Posso dar-lhe vários exemplos de "ignorantes" que entraram em fábricas com treze anos de idade e que depois de lá deixarem sangue, suor e lágrimas, foram dispensados com uma indemnização de miséria, ou mesmo sem nada.
"Ignorantes" que desistiram da escola, porque tinham familiares doentes que eram o sustento da família.
Os exemplos são tantos, quantas as auto biografias que existem. Cada um com a sua história, cada um com as suas capacidades e competências, mas sem validação aos olhos de uma sociedade que vive cada vez mais das aparências. Deixo aqui o convite, para que leia algumas destas histórias.

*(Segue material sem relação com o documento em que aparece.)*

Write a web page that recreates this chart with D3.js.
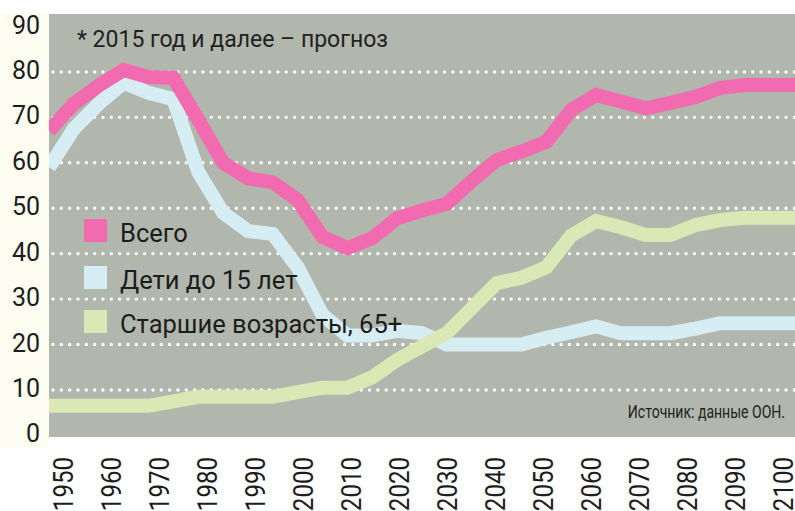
<!DOCTYPE html>
<html>
<head>
<meta charset="utf-8">
<script src="https://cdn.jsdelivr.net/npm/d3@7"></script>
<style>
  body { margin: 0; background: #fff; }
  svg { display: block; }
  .y-label { font-family: Roboto, sans-serif; font-size: 25px; fill: #1c1c1c; }
  .x-label { font-family: Roboto, sans-serif; font-size: 28px; fill: #1c1c1c; }
  .legend-text { font-family: Roboto, sans-serif; font-size: 25.5px; fill: #1c1c1c; }
  .note { font-family: Roboto, sans-serif; font-size: 23px; fill: #222; }
  .source { font-family: Roboto, sans-serif; font-size: 18px; fill: #222; }
</style>
</head>
<body>
<div id="chart"></div>
<script>
// data (population share, %)
const years = [1950, 1955, 1960, 1965, 1970, 1975, 1980, 1985, 1990, 1995, 2000, 2005, 2010, 2015, 2020,
  2025, 2030, 2035, 2040, 2045, 2050, 2055, 2060, 2065, 2070, 2075, 2080, 2085, 2090, 2095, 2100];
const total = [67, 73, 77, 80.4, 78.9, 78.7, 69.5, 60, 56.6, 55.7, 51.8, 43.7, 41.2, 43.4, 47.8,
  49.5, 51, 56, 60.6, 62.5, 64.6, 71.6, 74.9, 73.5, 72, 73.2, 74.5, 76.5, 77.1, 77.1, 77.1];
const children = [59, 67.5, 73, 77.6, 75.4, 74, 58, 49, 45, 44.3, 37, 26.5, 22, 22, 23,
  22.5, 20, 20, 20, 20, 21.5, 22.7, 24, 22.5, 22.5, 22.5, 23.5, 24.7, 24.7, 24.7, 24.7];
const elderly = [6.5, 6.5, 6.5, 6.5, 6.5, 7.5, 8.5, 8.5, 8.5, 8.5, 9.5, 10.5, 10.5, 12.8, 16.6,
  19.6, 22.5, 28, 33.5, 34.7, 37, 44, 47.2, 45.8, 44.1, 44.1, 46.3, 47.4, 47.9, 47.9, 47.9];

const seriesNames = ["Всего", "Дети до 15 лет", "Старшие возрасты, 65+"];
const seriesColors = ["#f26bb0", "#d5edf3", "#d9e8b5"];
const yTicks = [0, 10, 20, 30, 40, 50, 60, 70, 80, 90];
const gridTicks = [10, 20, 30, 40, 50, 60, 70, 80];
const xTickLabels = ["1950", "1960", "1970", "1980", "1990", "2000", "2010", "2020",
  "2030", "2040", "2050", "2060", "2070", "2080", "2090", "2100"];
const noteText = "* 2015 год и далее – прогноз";
const sourceText = "Источник: данные ООН.";

const width = 795, height = 511;
const plot = {left: 49, right: 795, top: 14, bottom: 437};

const svg = d3.select("#chart").append("svg")
  .attr("width", width)
  .attr("height", height);

const x = d3.scaleLinear().domain([1950, 2100]).range([plot.left, plot.right]);
const y = d3.scaleLinear().domain([0, 90]).range([435.4, 26.5]);
const xLab = d3.scalePoint().domain(xTickLabels).range([63, 783]);

// backgrounds
svg.append("rect")
  .attr("x", 0).attr("y", plot.top)
  .attr("width", plot.left).attr("height", 448 - plot.top)
  .attr("fill", "#fdfdf1");
svg.append("rect")
  .attr("x", plot.left).attr("y", plot.top)
  .attr("width", plot.right - plot.left).attr("height", plot.bottom - plot.top)
  .attr("fill", "#b1b7ac");

svg.append("clipPath").attr("id", "plot-clip")
  .append("rect")
  .attr("x", plot.left).attr("y", plot.top)
  .attr("width", plot.right - plot.left).attr("height", plot.bottom - plot.top);

// dotted grid
svg.append("g")
  .selectAll("line")
  .data(gridTicks)
  .join("line")
  .attr("x1", 53).attr("x2", plot.right)
  .attr("y1", d => y(d)).attr("y2", d => y(d))
  .attr("stroke", "#fff")
  .attr("stroke-width", 3.4)
  .attr("stroke-linecap", "round")
  .attr("stroke-dasharray", "0 8.33");

// y labels
svg.append("g")
  .selectAll("text")
  .data(yTicks)
  .join("text")
  .attr("class", "y-label")
  .attr("x", 40)
  .attr("y", d => y(d) + 7)
  .attr("text-anchor", "end")
  .text(d => d);

// x labels, rotated and squeezed (condensed face in the original)
svg.append("g")
  .selectAll("text")
  .data(xTickLabels)
  .join("text")
  .attr("class", "x-label")
  .attr("transform", d => `translate(${xLab(d) + 10},457) rotate(-90) scale(0.86,1)`)
  .attr("text-anchor", "end")
  .text(d => d);

// lines
const line = d3.line()
  .x((d, i) => x(years[i]))
  .y(d => y(d));

const series = [children, elderly, total];
const seriesColorOrder = [seriesColors[1], seriesColors[2], seriesColors[0]];

svg.append("g")
  .attr("clip-path", "url(#plot-clip)")
  .selectAll("path")
  .data(series)
  .join("path")
  .attr("d", line)
  .attr("fill", "none")
  .attr("stroke", (d, i) => seriesColorOrder[i])
  .attr("stroke-width", 14)
  .attr("stroke-linejoin", "miter")
  .attr("stroke-linecap", "butt");

// legend
const legendY = [230.5, 277.5, 321.5];
const legend = svg.append("g");
legend.selectAll("rect")
  .data(seriesNames)
  .join("rect")
  .attr("x", 84)
  .attr("y", (d, i) => legendY[i] - 11.5)
  .attr("width", 23)
  .attr("height", 23)
  .attr("fill", (d, i) => seriesColors[i]);
legend.selectAll("text")
  .data(seriesNames)
  .join("text")
  .attr("class", "legend-text")
  .attr("x", 120)
  .attr("y", (d, i) => legendY[i] + 11)
  .text(d => d);

// notes
svg.append("text")
  .attr("class", "note")
  .attr("x", 77)
  .attr("y", 47)
  .text(noteText);

svg.append("text")
  .attr("class", "source")
  .attr("transform", "translate(785,418) scale(0.78,1)")
  .attr("text-anchor", "end")
  .text(sourceText);
</script>
</body>
</html>
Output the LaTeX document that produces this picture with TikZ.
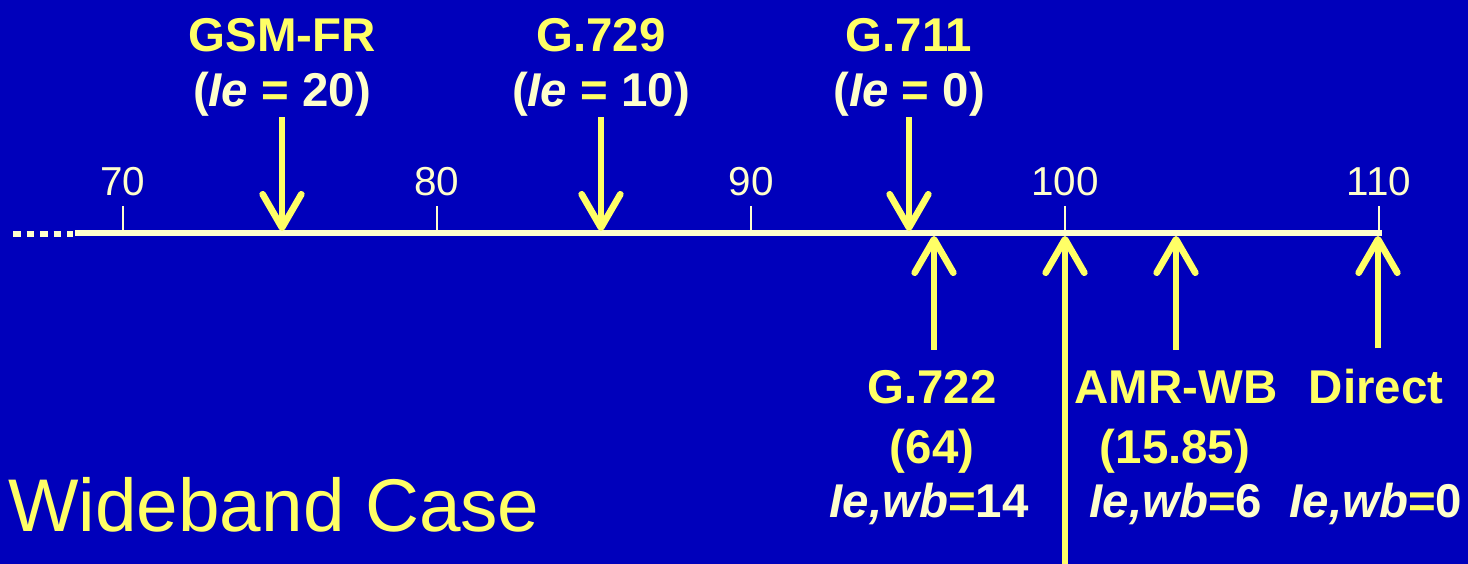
\documentclass[tikz,border=0pt]{standalone}
\usepackage{fontspec}
\setmainfont{Liberation Sans}
\usetikzlibrary{arrows.meta,positioning}
\definecolor{bgblue}{HTML}{0000BB}
\definecolor{hlyellow}{HTML}{FFFF66}
\definecolor{paleyel}{HTML}{FFFFCC}

\begin{document}
\begin{tikzpicture}[x=0.02cm, y=-0.02cm,
  nm/.style={anchor=base, inner sep=0pt, text=hlyellow, font=\fontsize{27}{32}\selectfont\bfseries},
  ie/.style={anchor=base, inner sep=0pt, text=paleyel, font=\fontsize{27}{32}\selectfont\bfseries},
  num/.style={anchor=base, inner sep=0pt, text=paleyel, font=\fontsize{23}{28}\selectfont},
  tickln/.style={paleyel, line width=1.6pt},
  darr/.style={hlyellow, line width=3.8pt, -{Straight Barb[length=19pt, width=22pt, round]}},
  uarr/.style={darr, shorten <=0.4cm}
]
  \fill[bgblue] (0,0) rectangle (1468,564);
  \useasboundingbox (0,0) rectangle (1468,564);

  % axis
  \coordinate (axl) at (75,233);
  \coordinate (axr) at (1382,233);
  \draw[paleyel, line width=3.4pt, dash pattern=on 4.5pt off 3.2pt] (13,234) -- (73,234);
  \draw[paleyel, line width=3.4pt] (axl) -- (axr);

  \node[num] (t70) at (123,196) {70};
  \node[num] (t80) at (437,196) {80};
  \node[num] (t90) at (751,196) {90};
  \node[num] (t100) at (1065,196) {100};
  \node[num] (t110) at (1379,196) {110};
  \draw[tickln] (123,206) -- (123,233);
  \draw[tickln] (437,206) -- (437,233);
  \draw[tickln] (751,206) -- (751,233);
  \draw[tickln] (1065,206) -- (1065,233);
  \draw[tickln] (1379,206) -- (1379,233);

  % narrowband codecs
  \node[nm] (gsm) at (282,52) {GSM-FR};
  \node[ie] (gsmie) at (282,107) {(\textit{Ie} \textcolor{hlyellow}{=} 20)};
  \node[nm] (g729) at (601,52) {G.729};
  \node[ie] (g729ie) at (601,107) {(\textit{Ie} \textcolor{hlyellow}{=} 10)};
  \node[nm] (g711) at (909,52) {G.711};
  \node[ie] (g711ie) at (909,107) {(\textit{Ie} \textcolor{hlyellow}{=} 0)};

  \coordinate (hitgsm) at (282,231);
  \coordinate (hit729) at (601,231);
  \coordinate (hit711) at (909,231);
  \draw[darr] (gsmie.south) -- (hitgsm);
  \draw[darr] (g729ie.south) -- (hit729);
  \draw[darr] (g711ie.south) -- (hit711);

  % wideband codecs
  \node[nm] (g722) at (932,403) {G.722};
  \node[nm] (g722r) at (932,463) {(64)};
  \node[ie] (g722ie) at (929,517) {\textit{Ie,wb}\textcolor{hlyellow}{=}14};
  \node[nm] (amr) at (1176,403) {AMR-WB};
  \node[nm] (amrr) at (1175,463) {(15.85)};
  \node[ie] (amrie) at (1176,517) {\textit{Ie,wb}\textcolor{hlyellow}{=}6};
  \node[nm] (dir) at (1376,403) {Direct};
  \node[ie] (dirie) at (1376,517) {\textit{Ie,wb}\textcolor{hlyellow}{=}0};

  \coordinate (hit722) at (934,236);
  \coordinate (hitamr) at (1176,236);
  \coordinate (hitdir) at (1378,236);
  \coordinate (low100) at (1065,564);
  \coordinate (hit100) at (1065,236);
  \draw[uarr] (g722.north -| hit722) -- (hit722);
  \draw[uarr] (amr.north) -- (hitamr);
  \draw[uarr] (dir.north -| hitdir) -- (hitdir);
  \draw[darr] (low100) -- (hit100);

  \node[anchor=base west, inner sep=0pt, text=hlyellow, font=\fontsize{42.5}{48}\selectfont] (title) at (8,531) {Wideband Case};
\end{tikzpicture}
\end{document}
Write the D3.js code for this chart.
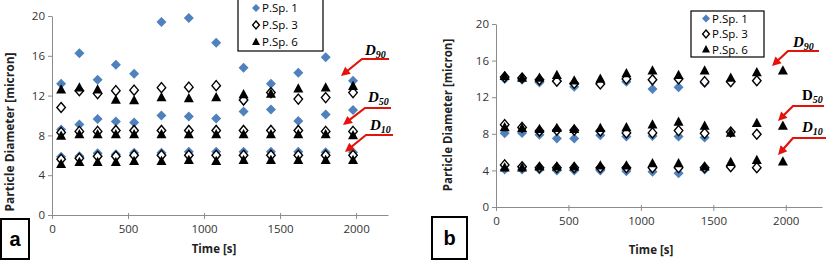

Somos ignorantes, sim. Somos ignorantes por não termos tido a esperteza de tirar um curso a um Domingo, ou de não termos copiado nos exames, ou simplesmente porque mesmo no meio da maior dificuldade, optarmos pelo correcto e não pela burla e pelo roubo. Somos ignorantes, porque bebemos diáriamente o veneno que nos entra em casa pelos meios de comunicação, dizendo que devemos dar poder aos mesmos que destruíram este país, e que o remédio é "apertar o cinto". Mas principalmente, somos ignorantes por aceitar e interiorizar que não somos merecedores de Novas Oportunidades, nem de uma vida melhor. Que não temos valor ou que temos apenas o valor que os outros nos dão.
Mas como vê, não preciso de ter um curso universitário para lhe dizer o que penso. Enquanto tiver uma mente para pensar por mim, aceitando todas as criticas construtivas, e apagando o lixo que me tentam impingir, terei sempre uma oportunidade de validar as minhas competências. O meu agradecimento vai directamente para os profissionais de formação que me acompanharam e que me mostraram que somos muito mais do que um certificado de habilitações. Somos muito mais do que números, sentados num centro de emprego. Somos cidadãos portugueses, somos filhos de uma nação conquistadora que nunca se deteve por mais negro e obscuro que o horizonte se apresentasse. Neste momento, não tenho vergonha de o dizer: Posso ser apelidada de ignorante, mas nunca de incompetente.
Com os melhores cumprimentos, despeço-me atenciosamente.